The year ahead is likely to be dominated by political and economic uncertainty as the country prepares for a new Government. The campaigns developed by the Trust to amplify the contribution of community business to national economic and social policy are evidenced, achieving critical mass and convincing. The Trust has built solid foundations over the last eight years and has earned the trust and support of the community business sector by being pragmatic, innovative and taking measured risks. The Board is ambitious for the sector and energised by what community businesses can achieve with the right support. Power to Change is uniquely placed to position the sector with an incoming administration and directly influence national policy measures aimed at harnessing community power to build better places from the ground up.

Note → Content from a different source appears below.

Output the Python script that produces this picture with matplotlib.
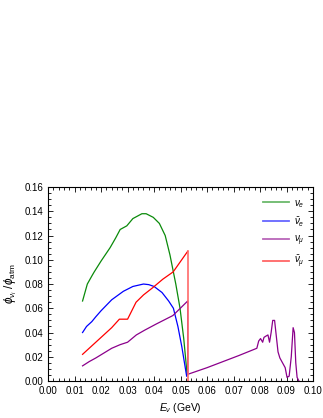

If it is to realize this ambition over the long term the Trust will need to identify new sources of income as the remaining endowment is spent down. Power to Change has built a solid reputation with the National Lottery Community Fund, local and national government and is doing so increasingly with large corporates, foundations and policy think tanks. The opportunity to leverage from this reputational collateral is significant. How this is positioned with future funders and strategic partners will determine the Trust’s financial sustainability into the long term. If additional income is not secured the Trust will need to determine the rate of expenditure of the remaining endowment and how to optimise the contribution it can make to the success of the community business sector during its remaining life.

As the endowed fund is spent down the Trust and the Lottery will need to agree how it operates within the parameters of the Trust Deed and what criteria would need to be met for the Deed conditions to fall away. I remain fully engaged in these ongoing discussions.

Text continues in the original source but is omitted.